Not surprisingly, private retailers in Ontario are not pleased with this new development. In the last few months, customer habits have shifted and many retailers claim that a large chunk of their interactions now happen online. Retailers are allowed to re-open with social distancing measures and can continue to take orders online, but the customers now have to pick up their purchases at the store. Like in April, retailers are voicing their concerns for their more vulnerable customers who utilized delivery services to minimize their risk of exposure to COVID-19.
The confusion and disappointment felt by private retailers in Ontario are echoed in a statement from the Ontario Chamber of Commerce (OCC). “At a time where the illegal sector accounts for over 80% of cannabis sales in the province, today’s decision will further reduce consumer access to legal cannabis by making the government-run Ontario Cannabis Store the only legal online retailer of recreational cannabis in Ontario,” says Daniel Safayeni, Director of Policy at the OCC. “Successfully displacing the illicit market will require a fair and competitive legal market whereby recreational cannabis stores are granted the same privileges any other retailer is entitled to, including e-commerce.”

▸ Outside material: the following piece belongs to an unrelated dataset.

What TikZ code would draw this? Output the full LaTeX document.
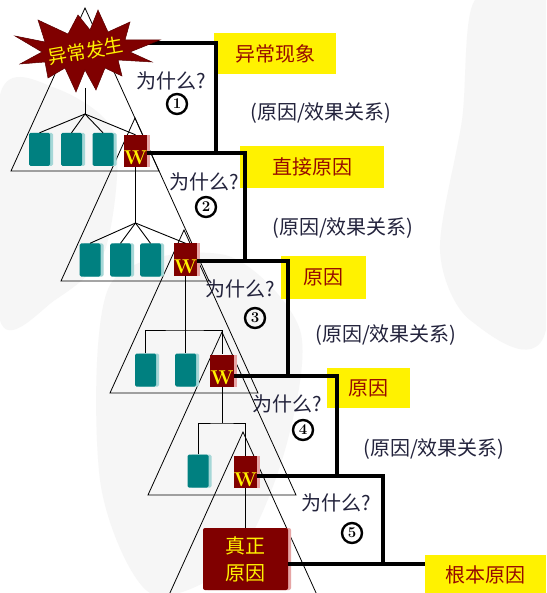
\documentclass[tikz,border=0pt]{standalone}
\usepackage{fontspec}
\newfontfamily\zhfont{Noto Sans CJK SC}
\usetikzlibrary{shadows}

\definecolor{wred}{RGB}{128,0,0}
\definecolor{tealbox}{RGB}{0,128,128}
\definecolor{tealshade}{RGB}{165,215,215}
\definecolor{redshade}{RGB}{230,165,165}
\definecolor{labred}{RGB}{150,10,0}
\definecolor{inkblue}{RGB}{35,35,60}
\definecolor{mapgray}{RGB}{246,246,246}

\begin{document}
\begin{tikzpicture}[x=1pt,y=-1pt,
  tri/.style={line width=0.8pt},
  twig/.style={line width=0.9pt},
  bracket/.style={line width=3.8pt},
  tag/.style={fill=yellow, text=labred, inner sep=0pt, font=\zhfont\fontsize{20}{24}\selectfont},
  why/.style={text=inkblue, font=\zhfont\fontsize{20}{24}\selectfont},
  rel/.style={text=inkblue, font=\zhfont\fontsize{20}{24}\selectfont},
  num/.style={circle, draw, line width=2.4pt, minimum size=20pt, inner sep=0pt,
    font=\rmfamily\bfseries\fontsize{15}{15}\selectfont},
  cell/.style={fill=tealbox, minimum width=21pt, minimum height=33pt, inner sep=0pt,
    rounded corners=1.5pt,
    drop shadow={shadow xshift=3pt, shadow yshift=0pt, fill=tealshade, opacity=1}},
  wbox/.style={fill=wred, minimum width=21pt, minimum height=32pt, inner sep=0pt,
    text=yellow, font=\rmfamily\bfseries\fontsize{20}{20}\selectfont,
    text height=29pt, text depth=1pt,
    drop shadow={shadow xshift=3pt, shadow yshift=0pt, fill=redshade, opacity=1}},
  rootbox/.style={fill=wred, minimum width=85pt, minimum height=62pt, inner sep=0pt,
    rounded corners=2pt, text=yellow, align=center,
    font=\zhfont\fontsize{20}{27}\selectfont,
    drop shadow={shadow xshift=3pt, shadow yshift=0pt, fill=redshade, opacity=1}}]

  \clip (0,0) rectangle (546,593);
  \fill[white] (0,0) rectangle (546,593);

  % faint map behind everything
  \fill[mapgray] plot[smooth cycle] coordinates {(0,95) (55,88) (115,135) (105,250) (55,300) (0,320)};
  \fill[mapgray] plot[smooth cycle] coordinates {(110,285) (225,255) (300,330) (285,450) (235,560) (150,593) (100,480)};
  \fill[mapgray] plot[smooth cycle] coordinates {(475,0) (546,0) (546,330) (470,320) (440,250) (462,120)};

  % yellow labels
  \node[tag, minimum width=122pt, minimum height=41pt] (lbl0) at (275,53.5) {异常现象};
  \node[tag, minimum width=144pt, minimum height=42pt] (lbl1) at (312,167) {直接原因};
  \node[tag, minimum width=85pt, minimum height=43pt] (lbl2) at (323.5,277.5) {原因};
  \node[tag, minimum width=83pt, minimum height=40pt] (lbl3) at (368.5,388) {原因};
  \node[tag, minimum width=121pt, minimum height=40pt] (gen) at (485.5,575) {根本原因};

  % the five nested triangles
  \foreach \x/\y in {85/8, 135/118, 184/230, 222/332, 243/432}
    \draw[tri] (\x,\y) -- ++(-74,163) -- ++(148,0) -- cycle;

  % boxes of each level
  \node[cell] (t11) at (39.5,149.5) {};
  \node[cell] (t12) at (71.5,149.5) {};
  \node[cell] (t13) at (103,149.5) {};
  \node[wbox] (w1) at (135.5,151) {W};

  \node[cell] (t21) at (90,260) {};
  \node[cell] (t22) at (120.5,260) {};
  \node[cell] (t23) at (150.5,260) {};
  \node[wbox] (w2) at (185.5,259.5) {W};

  \node[cell] (t31) at (145.5,370) {};
  \node[cell] (t32) at (185.5,370) {};
  \node[wbox] (w3) at (222,370.5) {W};

  \node[cell] (t41) at (198,471) {};
  \node[wbox] (w4) at (245.5,472) {W};

  \node[rootbox] (root) at (245.5,559) {真正\\原因};

  % tree lines
  \coordinate (b1) at (85,88);
  \coordinate (f1) at (85,114);
  \coordinate (f2) at (135.5,223);
  \coordinate (h3) at (185.5,330);
  \coordinate (h4) at (222,423);
  \draw[twig] (b1) -- (f1);
  \foreach \b in {t11,t12,t13,w1}
    \draw[twig] (f1) -- (\b.north);
  \draw[twig] (w1.south) -- (f2);
  \foreach \b in {t21,t22,t23,w2}
    \draw[twig] (f2) -- (\b.north);
  \draw[twig] (w2.south) -- (t32.north);
  \draw[twig] (t31.north) |- (h3) -| (w3.north);
  \draw[twig] (w3.south) -- (h4);
  \draw[twig] (t41.north) |- (h4) -| (w4.north);
  \draw[twig] (w4.south) -- (root.north);

  % stepped brackets
  \coordinate (tip) at (140,43);
  \coordinate (j0) at (216,153);
  \coordinate (j1) at (245,261);
  \coordinate (j2) at (288,376);
  \coordinate (j3) at (337,476);
  \coordinate (j4) at (383,564);
  \draw[bracket] (tip) -| (j0);
  \draw[bracket] (w1.east |- j0) -| (j1);
  \draw[bracket] (w2.east |- j1) -| (j2);
  \draw[bracket] (w3.east |- j2) -| (j3);
  \draw[bracket] (w4.east |- j3) -| (j4);
  \draw[bracket] (root.east |- j4) -- (gen.west |- j4);

  % burst at the top
  \filldraw[fill=wred, draw=wred!70!black, line width=0.5pt]
    (15,36) -- (45,42) -- (38,20) -- (68,34) -- (78,15) -- (90,30) -- (98,10)
    -- (108,32) -- (130,22) -- (125,40) -- (160,40) -- (130,52) -- (152,62)
    -- (118,60) -- (122,76) -- (105,68) -- (96,90) -- (85,70) -- (76,92)
    -- (65,68) -- (48,78) -- (45,62) -- (20,64) -- (42,52) -- cycle;
  \node[text=yellow, rotate=10, font=\zhfont\fontsize{19}{23}\selectfont] (burst) at (86,51) {异常发生};

  % questions
  \node[why] (why1) at (171,81) {为什么?};
  \node[why] (why2) at (204,182) {为什么?};
  \node[why] (why3) at (240,289) {为什么?};
  \node[why] (why4) at (287,404) {为什么?};
  \node[why] (why5) at (336,503) {为什么?};

  \node[num] (num1) at (177,104) {1};
  \node[num] (num2) at (206,207) {2};
  \node[num] (num3) at (255,318) {3};
  \node[num] (num4) at (303,430) {4};
  \node[num] (num5) at (352,533) {5};

  \node[rel] (rel1) at (321,113) {(原因/效果关系)};
  \node[rel] (rel2) at (343,228) {(原因/效果关系)};
  \node[rel] (rel3) at (386,335) {(原因/效果关系)};
  \node[rel] (rel4) at (434,449) {(原因/效果关系)};
\end{tikzpicture}
\end{document}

Most, if not all, provinces deemed cannabis retailers as essential services during the pandemic, and provincial regulators in Ontario and British Columbia allowed for some loosened regulations, however, Ontario is the only one so far that has tried to reel them back. British Columbia still considers the province to be in a State of Emergency, so there is no word on if they will repeal the emergency order allowing click-and-collect.
Only time will tell if the provincial government will acquiesce to retailer’s requests, but if not, the black market will gain another advantage on July 22.